Такие признания настроения не поднимают. Вспоминаешь свое, из череды неудач, и что-то вампироподобное в человеческом облике тотчас обретает меня как добычу. Позванивая длинными очковыми цепями, которые болтаются, как подвески грузинской княжны, оно сразу предупреждает: «Придется подождать. Минутку-другую, возможно, больше. Неотложное задание». Цепями  смотрит в газету, еще секунда, и оно стряхнет на тебя прах сигареты. Статья о мышиной возне производит  бурные потрясения, фаланги свободной конечности отбивают барабанную дробь, учиняя самим звуком маленькую гражданскую казнь надо мной.  Без суда и следствия, без слов: «Государственный преступник». От нечего делать придумываю ему биографию и произвожу в экс-вольнодумца, сохранившего привычку почитывать на службе. Потом заполняю на него историю болезни и подыскиваю лечебную травку для внутреннего потребления. Отправляя  на курорт,  даю для компании ходячую бесполую идентичность. Но отказывается. Почему? Не привыкло изменять жене. В таком случае – оторвать башку: пусть умрет нравственным, числя себя мужчиной. Сейчас поднимет удивленные органы зрения, изречет: «Вы еще здесь? Я же сказало: явитесь через месяц.Только без эмоций. В противном случае ваш вопрос рассмотрению не подлежит».
 
     Наверно, специалист по замораживанию и должен обрывать на полуслове, чтобы поддерживать вечную мерзлоту внутри себя, пронести её сквозь века и передать прекрасному будущему. Преемники уже наготове, такие же демократически вероломные, желчекаменные и бесполые. А предшественник из темного прошлого давным-давно уверяет в почтении на архивной страничке, лежащей у меня под рукой.

     Опекуны, ксендзы, мачехи, разные барильо, высокопреосвященства, министры и прочие высшие инстанции, маленькие и большие вершители судеб с очками и цепями шли за мной по пятам. Я слышала, как летели камешки из-под ног. Тучей вились москиты и слепни. Голоса жужжали над ухом.  Господин министр обращал внимание на недостаточность ризницы в Никитской церкви и поручал заказать полное облачение для священнослужителей.

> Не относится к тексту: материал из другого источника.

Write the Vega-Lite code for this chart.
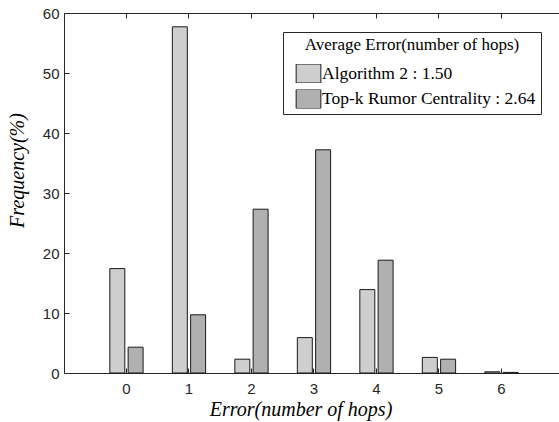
{
  "$schema": "https://vega.github.io/schema/vega-lite/v6.json",
  "width": 495,
  "height": 360,
  "autosize": {"type": "none"},
  "padding": {"left": 64, "top": 13, "right": 0, "bottom": 49},
  "background": "white",
  "config": {
    "view": {"stroke": null},
    "axis": {
      "grid": false,
      "domainColor": "#262626",
      "tickColor": "#262626",
      "labelColor": "#262626",
      "labelFont": "Liberation Sans",
      "labelFontSize": 15,
      "titleFont": "Liberation Serif",
      "titleFontStyle": "italic",
      "titleFontWeight": "normal",
      "titleFontSize": 20,
      "titleColor": "#000000",
      "tickSize": -5,
      "domainWidth": 1,
      "tickWidth": 1
    }
  },
  "data": {
    "values": [
      {"error": 0, "method": "Algorithm 2 : 1.50", "frequency": 17.4},
      {"error": 0, "method": "Top-k Rumor Centrality : 2.64", "frequency": 4.3},
      {"error": 1, "method": "Algorithm 2 : 1.50", "frequency": 57.7},
      {"error": 1, "method": "Top-k Rumor Centrality : 2.64", "frequency": 9.7},
      {"error": 2, "method": "Algorithm 2 : 1.50", "frequency": 2.3},
      {"error": 2, "method": "Top-k Rumor Centrality : 2.64", "frequency": 27.3},
      {"error": 3, "method": "Algorithm 2 : 1.50", "frequency": 5.9},
      {"error": 3, "method": "Top-k Rumor Centrality : 2.64", "frequency": 37.2},
      {"error": 4, "method": "Algorithm 2 : 1.50", "frequency": 13.9},
      {"error": 4, "method": "Top-k Rumor Centrality : 2.64", "frequency": 18.8},
      {"error": 5, "method": "Algorithm 2 : 1.50", "frequency": 2.6},
      {"error": 5, "method": "Top-k Rumor Centrality : 2.64", "frequency": 2.3},
      {"error": 6, "method": "Algorithm 2 : 1.50", "frequency": 0.2},
      {"error": 6, "method": "Top-k Rumor Centrality : 2.64", "frequency": 0.1}
    ]
  },
  "layer": [
    {
      "mark": {"type": "bar", "stroke": "#1a1a1a", "strokeWidth": 1},
      "encoding": {
        "x": {
          "field": "error",
          "type": "ordinal",
          "scale": {"domain": [0, 1, 2, 3, 4, 5, 6], "paddingInner": 0, "paddingOuter": 0.46, "align": 0.543},
          "axis": {
            "orient": "bottom",
            "labelAngle": 0,
            "bandPosition": 0.5,
            "labelPadding": 13,
            "title": "Error(number of hops)",
            "titleX": 236.5,
            "titleY": 36,
            "titleAlign": "center",
            "titleBaseline": "middle"
          }
        },
        "xOffset": {
          "field": "method",
          "type": "nominal",
          "scale": {"domain": ["Algorithm 2 : 1.50", "Top-k Rumor Centrality : 2.64"], "paddingInner": 0.18, "paddingOuter": 0.8}
        },
        "y": {
          "field": "frequency",
          "type": "quantitative",
          "scale": {"domain": [0, 60], "nice": false, "zero": true},
          "axis": {
            "values": [0, 10, 20, 30, 40, 50, 60],
            "labelPadding": 10,
            "title": "Frequency(%)",
            "titleX": -47,
            "titleY": 157,
            "titleAngle": 270,
            "titleAlign": "center",
            "titleBaseline": "middle"
          }
        },
        "fill": {
          "field": "method",
          "type": "nominal",
          "scale": {"domain": ["Algorithm 2 : 1.50", "Top-k Rumor Centrality : 2.64"], "range": ["#cecece", "#b0b0b0"]},
          "legend": {
            "orient": "none",
            "legendX": 219,
            "legendY": 19,
            "title": "Average Error(number of hops)",
            "titleFont": "Liberation Serif",
            "titleFontSize": 17,
            "titleFontWeight": "normal",
            "titleColor": "#000000",
            "titleAnchor": "middle",
            "titleLimit": 500,
            "titlePadding": 10,
            "labelFont": "Liberation Serif",
            "labelFontSize": 17.5,
            "labelColor": "#000000",
            "labelOffset": 3.5,
            "labelLimit": 500,
            "symbolType": "M-1.3,-1H1.3V1H-1.3Z",
            "symbolSize": 361,
            "symbolStrokeColor": "#1a1a1a",
            "symbolStrokeWidth": 1,
            "symbolOffset": 10.5,
            "clipHeight": 19,
            "padding": 5,
            "rowPadding": 6.5,
            "strokeColor": "#262626",
            "fillColor": "#ffffff",
            "cornerRadius": 0
          }
        }
      }
    },
    {
      "mark": {"type": "bar", "opacity": 0},
      "encoding": {
        "x": {
          "field": "error",
          "type": "ordinal",
          "axis": {"orient": "top", "labels": false, "title": null, "bandPosition": 0.5}
        }
      }
    }
  ],
  "resolve": {"axis": {"x": "independent"}}
}
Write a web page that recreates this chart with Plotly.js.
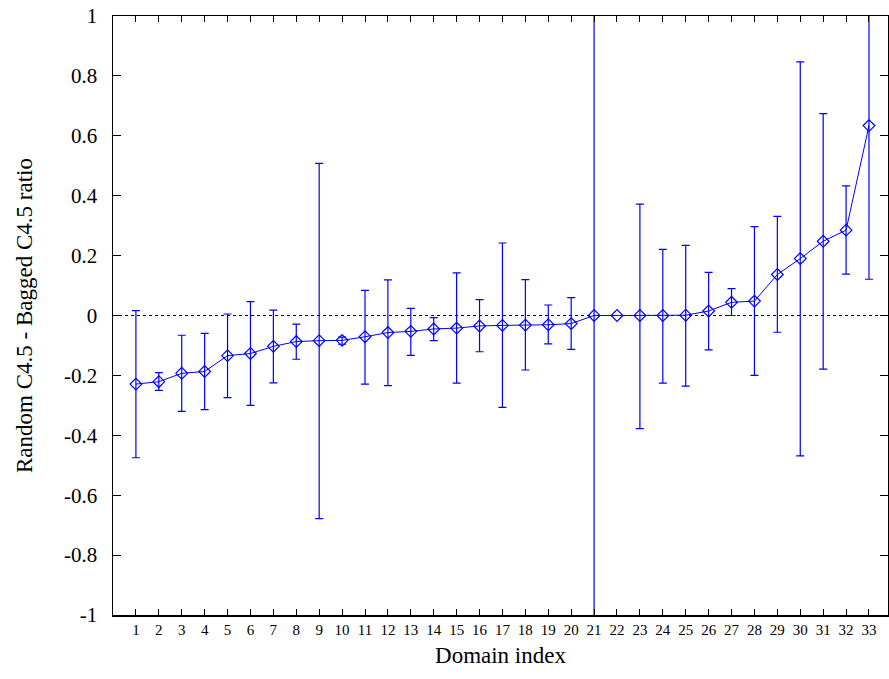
<!DOCTYPE html>
<html>
<head>
<meta charset="utf-8">
<script src="https://cdn.plot.ly/plotly-3.0.1.min.js"></script>
<style>html,body{margin:0;padding:0;background:#fff;}#chart{width:889px;height:679px;}</style>
</head>
<body>
<div id="chart"></div>
<script>
const domainIndex = [1,2,3,4,5,6,7,8,9,10,11,12,13,14,15,16,17,18,19,20,21,22,23,24,25,26,27,28,29,30,31,32,33];
const meanRatio = [-0.229,-0.221,-0.193,-0.187,-0.134,-0.127,-0.103,-0.087,-0.084,-0.083,-0.071,-0.057,-0.053,-0.045,-0.042,-0.035,-0.033,-0.032,-0.031,-0.027,0.0,0.0,0.0,0.0,0.001,0.015,0.044,0.048,0.137,0.19,0.248,0.285,0.634];
const upperBound = [0.016,-0.191,-0.066,-0.06,0.005,0.046,0.018,-0.029,0.508,-0.072,0.084,0.119,0.024,-0.007,0.142,0.053,0.242,0.12,0.035,0.06,1.2,0.0,0.372,0.221,0.234,0.144,0.09,0.297,0.331,0.847,0.674,0.433,1.1];
const lowerBound = [-0.475,-0.25,-0.32,-0.314,-0.274,-0.30,-0.225,-0.146,-0.678,-0.096,-0.229,-0.234,-0.133,-0.084,-0.226,-0.121,-0.307,-0.182,-0.095,-0.113,-1.2,0.0,-0.378,-0.226,-0.236,-0.115,0.0,-0.2,-0.056,-0.469,-0.179,0.138,0.121];
const yTickVals = [-1,-0.8,-0.6,-0.4,-0.2,0,0.2,0.4,0.6,0.8,1];
const yTickText = ["-1","-0.8","-0.6","-0.4","-0.2","0","0.2","0.4","0.6","0.8","1"];

const plus = upperBound.map((u,i)=>Math.max(0,u-meanRatio[i]));
const minus = lowerBound.map((l,i)=>Math.max(0,meanRatio[i]-l));

const trace = {
  x: domainIndex, y: meanRatio, type: 'scatter', mode: 'lines+markers',
  line: {color: '#0000ff', width: 1},
  marker: {symbol: 'diamond-open', size: 9, color: '#0000ff', line: {width: 1.2, color: '#0000ff'}},
  error_y: {type: 'data', symmetric: false, array: plus, arrayminus: minus, color: '#0000ff', thickness: 1.2, width: 4},
  cliponaxis: true, showlegend: false
};

const fontFam = 'Liberation Serif';
const layout = {
  width: 889, height: 679,
  margin: {l: 113, r: 1, t: 16, b: 64},
  paper_bgcolor: '#fff', plot_bgcolor: '#fff',
  font: {family: fontFam, color: '#000'},
  showlegend: false,
  xaxis: {
    range: [0, 33.83], tickvals: domainIndex, ticktext: domainIndex.map(String),
    ticks: 'inside', ticklen: 6, tickwidth: 1, tickcolor: '#000',
    showline: true, linecolor: '#000', linewidth: 1.5, mirror: 'allticks',
    showgrid: false, zeroline: false,
    tickfont: {family: fontFam, size: 15, color: '#000'},
    title: {text: 'Domain index', font: {family: fontFam, size: 23, color: '#000'}, standoff: 10}
  },
  yaxis: {
    range: [-1, 1], tickvals: yTickVals, ticktext: yTickText,
    ticks: 'inside', ticklen: 8, tickwidth: 1, tickcolor: '#000',
    showline: true, linecolor: '#000', linewidth: 1.5, mirror: 'allticks',
    showgrid: false, zeroline: false,
    tickfont: {family: fontFam, size: 21, color: '#000'},
    ticklabelstandoff: 10,
    title: {text: 'Random C4.5 - Bagged C4.5 ratio', font: {family: fontFam, size: 23, color: '#000'}, standoff: 25}
  },
  shapes: [{type: 'line', xref: 'paper', x0: 0, x1: 1, yref: 'y', y0: 0, y1: 0, line: {color: '#000', width: 1, dash: 'dot'}, layer: 'below'}]
};

Plotly.newPlot('chart', [trace], layout, {staticPlot: true, displayModeBar: false});
</script>
</body>
</html>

Архиерей возмущался тем, что отхожие места помещены под алтарем, и директор сада предлагал выдвинуть их в пристройку. «Мускат белый, мускат розовый, Совиньон из подвалов экспериментального винзавода, заизюмленные тона с шоколадным оттенком»,- диктовал чиновник особых поручений и бетонных корпусов. А там компанию уже развлекал приголубленный шут профессор: «Бокал следует брать за ножку, а женщину ниже талии». И только действительный статский советник Щербаков пытался восстановить с межевым инженером  границы сада, докладывая Главному Иерарху: «Никитский сад теряет земли, а главное - физиономию изолированного учреждения».

     К причалу подошел катер, и на весь берег загремела музыка. Голоса сразу стихли. Вскоре катер повернул в сторону Гурзуфа; сошедшие экскурсанты потянулись долгой цепочкой к пепельной оливковой роще. Голубоватая, таяла вдалеке Ялта.